NASA delays next Crew Dragon flight in wake of last week's aborted Falcon 9 launch
Launch of the next SpaceX Crew Dragon capsule, this one carrying four astronauts, is slipping a week or more, from October 31 to no earlier than "early to mid November," the agency said Saturday, citing time needed to resolve a Falcon 9 engine problem that triggered a last-second launch abort last week.
The nine first-stage engines in the Falcon 9 that will launch the Crew Dragon are presumably healthy, but engineers want to make sure they fully understand what caused the Oct. 2 launch abort with a different rocket before pressing ahead with a piloted mission.
"We have a strong working relationship with our SpaceX partner," Kathy Lueders, director of spaceflight operations at NASA Headquarters, said in a statement. "With the high cadence of missions SpaceX performs, it really gives us incredible insight into this commercial system and helps us make informed decisions about the status of our missions.
"The teams are actively working this finding on the engines, and we should be a lot smarter within the coming week."
The Crew Dragon flight is the first operational mission by the commercially developed ferry ship, heralding the end of NASA's sole reliance on Russian Soyuz spacecraft to carry U.S. and partner agency astronauts to and from the space station.
NASA astronaut Kate Rubins is using NASA's last currently contracted Soyuz seat next week, joining two Russian cosmonauts for a flight to the International Space Station aboard the Soyuz MS-17/63S spacecraft. Liftoff from the Baikonur Cosmodrome in Kazakhstan is targeted for 1:45 a.m. October 14.
The SpaceX flight, known as "Crew-1," will carry the next NASA-sponsored astronauts to the station for a six-month stay: Michael Hopkins, Victor Glover, Shannon Walker and Japanese astronaut Soichi Noguchi. That flight will be followed by downstream Crew Dragon and Boeing CST-100 Starliner flights next year.

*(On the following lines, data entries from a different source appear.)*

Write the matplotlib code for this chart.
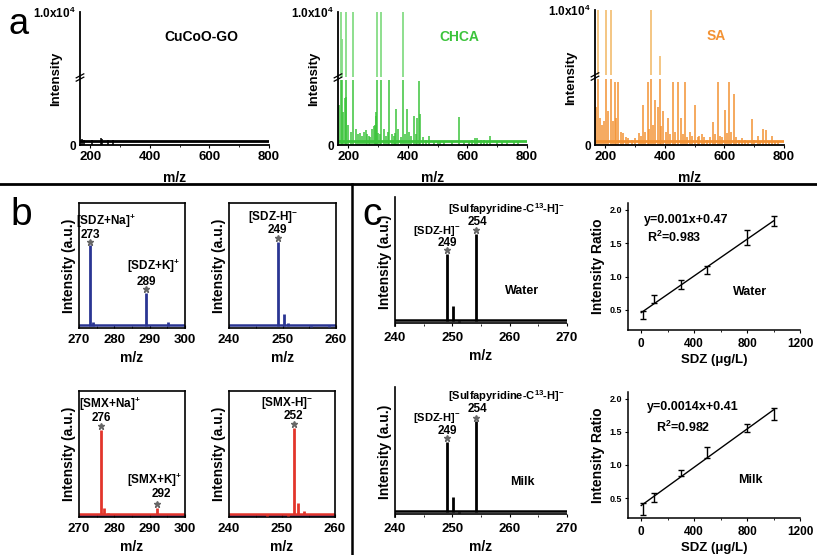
"""
MALDI spectra figure: matrix comparison (a), SDZ/SMX spectra (b),
isotope-labelled quantification in water and milk (c).
"""
import matplotlib
matplotlib.use("Agg")
import matplotlib.pyplot as plt
from matplotlib.lines import Line2D
import numpy as np

plt.rcParams["font.family"] = ["Liberation Sans", "DejaVu Sans"]
plt.rcParams["font.weight"] = "bold"
plt.rcParams["axes.labelweight"] = "bold"
plt.rcParams["mathtext.fontset"] = "custom"
plt.rcParams["mathtext.rm"] = "Liberation Sans:bold"
plt.rcParams["mathtext.bf"] = "Liberation Sans:bold"
plt.rcParams["mathtext.it"] = "Liberation Sans:bold"

W, H = 817, 555

# ---- panel a: background peaks (m/z, height; 0.5 = axis break, 1.0 = off scale) ----
cucoo_mz = [172, 180, 205, 235, 240, 258, 275]
cucoo_h = [0.045, 0.04, 0.04, 0.055, 0.045, 0.035, 0.04]

chca_mz = [170, 174, 178, 183, 188, 191, 193, 200, 208, 215, 224, 232, 240, 246, 252,
           258, 263, 270, 274, 280, 286, 288, 291, 293, 295, 300, 305, 310, 318, 326,
           333, 337, 345, 352, 358, 361, 368, 375, 382, 390, 397, 405, 410, 419, 427,
           432, 436, 441, 452, 462, 470, 487, 500, 509, 520, 548, 571, 590, 605, 615,
           625, 632, 645, 655, 665, 677, 700, 715, 733, 755, 770]
chca_h = [0.30, 1.0, 0.80, 0.25, 0.35, 0.36, 1.0, 0.15, 0.10, 1.0, 0.12, 0.08, 0.09, 0.07, 0.10,
          0.11, 0.08, 0.07, 0.06, 0.12, 0.14, 0.15, 0.22, 0.25, 1.0, 0.09, 0.08, 1.0, 0.12, 0.07,
          0.10, 0.50, 0.08, 0.07, 0.09, 0.27, 0.12, 0.06, 1.0, 0.08, 0.27, 0.10, 0.07, 0.22, 0.08,
          0.20, 0.48, 0.23, 0.06, 0.04, 0.07, 0.02, 0.03, 0.03, 0.03, 0.02, 0.21, 0.03, 0.03, 0.04,
          0.05, 0.05, 0.04, 0.04, 0.03, 0.07, 0.03, 0.02, 0.02, 0.02, 0.02]

sa_mz = [166, 169, 174, 182, 190, 196, 202, 210, 219, 226, 231, 237, 243, 252, 260,
         268, 275, 289, 300, 314, 320, 327, 334, 342, 348, 353, 360, 367, 376, 382,
         388, 395, 402, 410, 418, 427, 435, 444, 453, 460, 467, 475, 484, 492, 501,
         510, 516, 524, 532, 541, 550, 560, 568, 577, 585, 592, 601, 608, 615, 623,
         632, 640, 650, 660, 670, 680, 691, 700, 711, 720, 731, 740, 750, 759, 770, 780]
sa_h = [0.47, 0.28, 1.0, 0.20, 0.15, 0.18, 1.0, 0.25, 1.0, 0.18, 0.47, 0.20, 0.47, 0.10, 0.09,
        0.06, 0.05, 0.04, 0.05, 0.09, 0.07, 0.30, 0.10, 0.47, 0.12, 1.0, 0.15, 0.33, 0.28, 0.66,
        0.14, 0.25, 0.10, 0.20, 0.08, 0.47, 0.10, 0.47, 0.20, 0.08, 0.47, 0.06, 0.10, 0.07, 0.30,
        0.06, 0.07, 0.08, 0.06, 0.04, 0.06, 0.17, 0.08, 0.47, 0.07, 0.06, 0.26, 0.09, 0.47, 0.10,
        0.38, 0.06, 0.04, 0.05, 0.04, 0.03, 0.19, 0.04, 0.07, 0.03, 0.12, 0.11, 0.03, 0.07, 0.03, 0.02]

# ---- panel b: analyte spectra ----
sdz_pos_mz = [273.0, 274.1, 289.0, 290.5, 291.3, 295.2]
sdz_pos_h = [0.66, 0.05, 0.28, 0.02, 0.02, 0.05]
sdz_neg_mz = [247.1, 248.1, 249.1, 250.2, 251.1, 255.4, 258.6]
sdz_neg_h = [0.02, 0.015, 0.69, 0.11, 0.04, 0.01, 0.01]
smx_pos_mz = [276.2, 277.2, 278.1, 292.2]
smx_pos_h = [0.69, 0.07, 0.03, 0.07]
smx_neg_mz = [247.2, 251.2, 252.2, 253.1, 254.1]
smx_neg_h = [0.01, 0.01, 0.71, 0.11, 0.05]

# ---- panel c: SDZ with labelled sulfapyridine internal standard ----
water_mz = [249.1, 250.2, 251.1, 254.2, 255.2]
water_h = [0.55, 0.14, 0.01, 0.71, 0.02]
milk_mz = [249.1, 250.2, 251.1, 254.2, 255.2]
milk_h = [0.57, 0.14, 0.01, 0.73, 0.02]

conc = [10, 100, 300, 500, 800, 1000]
water_ratio = [0.43, 0.66, 0.88, 1.10, 1.58, 1.83]
water_err = [0.06, 0.06, 0.07, 0.06, 0.11, 0.08]
milk_ratio = [0.34, 0.51, 0.88, 1.19, 1.55, 1.77]
milk_err = [0.09, 0.07, 0.05, 0.08, 0.06, 0.09]

BLUE = "#2a3593"
RED = "#e2352b"
GREEN = "#3cc43c"
GREEN_LIGHT = "#86dc86"
ORANGE = "#f39233"
ORANGE_LIGHT = "#f3c27a"


def add_ax(fig, left, top, right, bottom):
    # pixel box -> figure fraction
    return fig.add_axes([left / W, 1 - bottom / H, (right - left) / W, (bottom - top) / H])


def matrix_panel(ax, mz, h, color, light, name):
    mz = np.array(mz)
    h = np.array(h)
    ax.axhline(0.03, color=color, lw=2, zorder=1)
    ax.vlines(mz, 0.0, np.minimum(h, 0.49), color=color, lw=1.1)
    tall = h > 0.51
    ax.vlines(mz[tall], 0.515, h[tall], color=light, lw=1.3)
    ax.set_xlim(165, 800)
    ax.set_ylim(0, 1.0)
    ax.set_xticks([200, 400, 600, 800])
    ax.set_xticks([300, 500, 700], minor=True)
    ax.set_yticks([0, 1.0])
    ax.set_yticklabels(["0", "1.0x10$^{4}$"])
    ax.tick_params(axis="x", direction="out", length=2, labelsize=9.5, pad=2)
    ax.tick_params(axis="x", which="minor", direction="out", length=1.5)
    ax.tick_params(axis="y", length=0, labelsize=8.5, pad=3)
    for s in ["top", "right"]:
        ax.spines[s].set_visible(False)
    ax.spines["left"].set_linewidth(1.3)
    ax.spines["bottom"].set_linewidth(1.3)
    ax.set_xlabel("m/z", fontsize=10, labelpad=6)
    ax.set_ylabel("Intensity", fontsize=9.5)
    ax.yaxis.set_label_coords(-0.095, 0.5)
    # axis break mark
    for dy in (0.0, 0.025):
        ax.plot([-0.02, 0.02], [0.48 + dy, 0.51 + dy], transform=ax.transAxes,
                color="black", lw=0.9, clip_on=False, zorder=5)
    ax.text(0.64, 0.78, name, transform=ax.transAxes, fontsize=10, ha="center",
            color=color)


def stick_panel(ax, mz, h, color, xlim, xticks, minor, base_under=None):
    if base_under is not None:
        ax.axhline(0.005, color=base_under, lw=1.5, zorder=1)
    ax.axhline(0.025, color=color, lw=1.8, zorder=2)
    ax.vlines(mz, 0.02, h, color=color, lw=2, zorder=3)
    ax.set_xlim(*xlim)
    ax.set_ylim(0, 1)
    ax.set_xticks(xticks)
    ax.set_xticks(minor, minor=True)
    ax.set_yticks([])
    ax.tick_params(axis="x", direction="in", length=2.5, labelsize=9.5, pad=4)
    ax.tick_params(axis="x", which="minor", direction="in", length=1.5)
    ax.set_xlabel("m/z", fontsize=10, labelpad=4)
    ax.set_ylabel("Intensity (a.u.)", fontsize=10, labelpad=2)
    for s in ax.spines.values():
        s.set_linewidth(1.2)


def star(ax, x, y):
    ax.plot(x, y + 0.03, marker="*", color="#666666", ms=4.5, zorder=4)


def label(ax, x, y, text, size=8.5):
    ax.text(x, y, text, transform=ax.get_xaxis_transform(), ha="center", va="center",
            fontsize=size)


def calib_panel(ax, x, y, err, eq, r2, matrix_name, eq_xy, r2_xy):
    ax.errorbar(x, y, yerr=err, fmt="none", ecolor="black", elinewidth=1, capsize=2,
                capthick=1)
    slope, icpt = np.polyfit(x, y, 1)
    xx = np.array([0, 1000])
    ax.plot(xx, slope * xx + icpt, color="black", lw=1)
    ax.set_xlim(-100, 1200)
    ax.set_ylim(0.2, 2.1)
    ax.set_xticks([0, 400, 800, 1200])
    ax.set_xticks([200, 600, 1000], minor=True)
    ax.set_yticks([0.5, 1.0, 1.5, 2.0])
    ax.set_yticklabels(["0.5", "1.0", "1.5", "2.0"])
    ax.tick_params(axis="x", direction="out", length=2.5, labelsize=8.5, pad=3)
    ax.tick_params(axis="x", which="minor", direction="out", length=1.5)
    ax.tick_params(axis="y", direction="out", length=2.5, labelsize=6.5, pad=2)
    for s in ["top", "right"]:
        ax.spines[s].set_visible(False)
    ax.spines["left"].set_linewidth(1.1)
    ax.spines["bottom"].set_linewidth(1.1)
    ax.set_xlabel("SDZ (\u03bcg/L)", fontsize=9.5, labelpad=3)
    ax.set_ylabel("Intensity Ratio", fontsize=10, labelpad=3)
    ax.text(eq_xy[0], eq_xy[1], eq, transform=ax.transAxes, fontsize=9, va="center")
    ax.text(r2_xy[0], r2_xy[1], r2, transform=ax.transAxes, fontsize=9, va="center")
    ax.text(0.71, 0.30, matrix_name, transform=ax.transAxes, fontsize=9, ha="center",
            va="center")


def sdz_standard_panel(ax, mz, h, matrix_name, ys):
    stick_panel(ax, mz, h, "black", (240, 270), [240, 250, 260, 270], [245, 255, 265])
    ax.axhline(0.0, color="black", lw=1.2)
    for s in ["top", "right"]:
        ax.spines[s].set_visible(False)
    ax.spines["bottom"].set_visible(False)
    ax.set_ylim(-0.02, 1)
    star(ax, mz[0], h[0])
    star(ax, mz[3], h[3])
    label(ax, 259.5, ys[0], "[Sulfapyridine-C$^{13}$-H]$^{-}$", size=8)
    label(ax, 254.3, ys[1], "254", size=8.5)
    label(ax, 247.3, ys[2], "[SDZ-H]$^{-}$", size=8)
    label(ax, 249.2, ys[3], "249", size=8.5)
    ax.text(0.74, 0.27, matrix_name, transform=ax.transAxes, fontsize=9, ha="center",
            va="center")


fig = plt.figure(figsize=(W / 100, H / 100), dpi=100)

# ---------------- panel a ----------------
a1 = add_ax(fig, 80, 12, 269, 145)
matrix_panel(a1, cucoo_mz, cucoo_h, "black", "black", "CuCoO-GO")
a2 = add_ax(fig, 338, 12, 527, 145)
matrix_panel(a2, chca_mz, chca_h, GREEN, GREEN_LIGHT, "CHCA")
a3 = add_ax(fig, 595, 10, 784, 145)
matrix_panel(a3, sa_mz, sa_h, ORANGE, ORANGE_LIGHT, "SA")

# ---------------- panel b ----------------
b1 = add_ax(fig, 79, 203, 185, 328)
stick_panel(b1, sdz_pos_mz, sdz_pos_h, BLUE, (270, 300), [270, 280, 290, 300], [275, 285, 295])
star(b1, 273.0, 0.66)
star(b1, 289.0, 0.28)
label(b1, 277.5, 0.855, "[SDZ+Na]$^{+}$")
label(b1, 273.2, 0.74, "273")
label(b1, 291.2, 0.49, "[SDZ+K]$^{+}$")
label(b1, 289.0, 0.37, "289")

b2 = add_ax(fig, 229, 203, 336, 328)
stick_panel(b2, sdz_neg_mz, sdz_neg_h, BLUE, (240, 260), [240, 250, 260], [245, 255])
star(b2, 249.1, 0.69)
label(b2, 248.3, 0.885, "[SDZ-H]$^{-}$")
label(b2, 249.1, 0.78, "249")

b3 = add_ax(fig, 79, 391, 185, 517)
stick_panel(b3, smx_pos_mz, smx_pos_h, RED, (270, 300), [270, 280, 290, 300], [275, 285, 295],
            base_under=BLUE)
star(b3, 276.2, 0.69)
star(b3, 292.2, 0.07)
label(b3, 278.8, 0.895, "[SMX+Na]$^{+}$")
label(b3, 276.2, 0.785, "276")
label(b3, 291.5, 0.29, "[SMX+K]$^{+}$")
label(b3, 293.3, 0.18, "292")

b4 = add_ax(fig, 229, 391, 335, 517)
stick_panel(b4, smx_neg_mz, smx_neg_h, RED, (240, 260), [240, 250, 260], [245, 255],
            base_under=BLUE)
star(b4, 252.2, 0.71)
label(b4, 250.9, 0.905, "[SMX-H]$^{-}$")
label(b4, 252.2, 0.80, "252")

# ---------------- panel c ----------------
c1 = add_ax(fig, 395, 197, 567, 326)
sdz_standard_panel(c1, water_mz, water_h, "Water", [0.91, 0.81, 0.735, 0.64])
c2 = add_ax(fig, 628, 203, 800, 330)
calib_panel(c2, conc, water_ratio, water_err, "y=0.001x+0.47", "R$^{2}$=0.983", "Water",
            (0.09, 0.87), (0.11, 0.73))
c3 = add_ax(fig, 395, 387, 567, 517)
sdz_standard_panel(c3, milk_mz, milk_h, "Milk", [0.93, 0.83, 0.765, 0.665])
c4 = add_ax(fig, 628, 392, 800, 518)
calib_panel(c4, conc, milk_ratio, milk_err, "y=0.0014x+0.41", "R$^{2}$=0.982", "Milk",
            (0.11, 0.88), (0.16, 0.72))

# separators and panel letters
fig.add_artist(Line2D([0, 1], [1 - 184 / H, 1 - 184 / H], color="black", lw=2))
fig.add_artist(Line2D([352 / W, 352 / W], [0, 1 - 184 / H], color="black", lw=1.8))
fig.text(8 / W, 1 - 25 / H, "a", fontsize=26, fontweight="normal", va="center")
fig.text(10 / W, 1 - 215 / H, "b", fontsize=28, fontweight="normal", va="center")
fig.text(362 / W, 1 - 215 / H, "c", fontsize=28, fontweight="normal", va="center")

fig.savefig("out.png", dpi=100)
plt.close(fig)
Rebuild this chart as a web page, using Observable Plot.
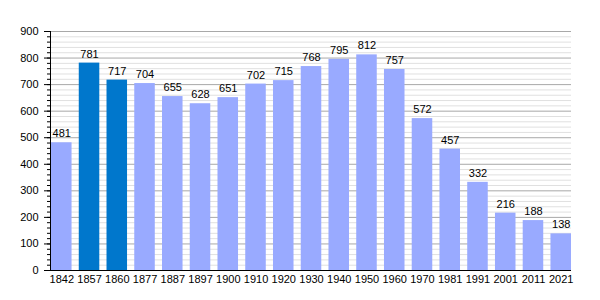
<!DOCTYPE html>
<html><head><meta charset="utf-8">
<script src="https://cdn.jsdelivr.net/npm/d3@7"></script>
<script src="https://cdn.jsdelivr.net/npm/@observablehq/plot@0.6"></script>
<style>body{margin:0;background:#fff}</style>
</head><body><div id="chart"></div>
<script>
const years = ["1842","1857","1860","1877","1887","1897","1900","1910","1920","1930","1940","1950","1960","1970","1981","1991","2001","2011","2021"];
const population = [481,781,717,704,655,628,651,702,715,768,795,812,757,572,457,332,216,188,138];
const highlighted = ["1857","1860"];
const yTicks = [0,100,200,300,400,500,600,700,800,900];
const minorTicks = d3.range(0, 901, 20);

const data = years.map((y,i)=>({year:y, value:population[i], hi: highlighted.includes(y)}));

const chart = Plot.plot({
  width: 600, height: 300,
  marginLeft: 50, marginRight: 29, marginTop: 31, marginBottom: 30,
  style: {fontFamily: "Liberation Sans, Arial, sans-serif", fontSize: "11px", background: "#fff"},
  x: {domain: years, range: [43.8, 578.2], padding: 0.26, round: false, label: null, tickSize: 0, tickPadding: 5},
  y: {domain: [0, 900], ticks: yTicks, label: null},
  marks: [
    Plot.ruleY(minorTicks.filter(d=>d%100!==0), {stroke: "#e0e0e0", strokeWidth: 1}),
    Plot.ruleY(yTicks.filter(d=>d>0), {stroke: "#a8a8a8", strokeWidth: 1}),
    Plot.barY(data, {x: "year", y: "value", fill: d => d.hi ? "#0077cc" : "#99aaff"}),
    Plot.text(data, {x: "year", y: "value", text: d => String(d.value), dy: -9, fill: "#000", fontSize: 11}),
    Plot.axisY({ticks: yTicks, tickSize: 6, tickPadding: 6, label: null, fontSize: 11}),
    Plot.axisY({ticks: minorTicks, tickSize: 3, text: null, label: null}),
    Plot.frame({anchor: "left", stroke: "#000"}),
    Plot.ruleY([0], {stroke: "#000"})
  ]
});
document.getElementById("chart").appendChild(chart);
</script>
</body></html>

SpaceX has launched 17 Falcon 9 rockets so far this year, the most recent on Oct. 6 when the company successfully fired 60 more Starlink internet satellites into orbit. Earlier this year, a Falcon 9 boosted a Crew Dragon into orbit on the program's first piloted test flight, carrying NASA astronauts Douglas Hurley and Robert Behnken to and from the space station.
That set the stage for the first operational Crew Dragon flight with Hopkins and his crewmates. Originally targeted for October 23, the flight was moved early last week to October 31 to give SpaceX and NASA more time to resolve open issues and provide a breather of sorts between Rubins' Soyuz launch, the October 21 return to Earth of the lab's current three-man crew and the Crew-1 flight.
Last Friday, however, a Falcon 9 rocket at the Cape Canaveral Air Force Station suffered an abort at the T-minus 2-second mark, grounding a Space Force Global Positioning System navigation satellite.
SpaceX provides few details about technical problems but in this case, founder Elon Musk tweeted the abort was triggered by an "unexpected pressure rise" in a first-stage engine turbopump mechanism.
It's not known what data or other insights company engineers might have relied on to clear the Starlink rocket and payload, both owned by SpaceX, for launch.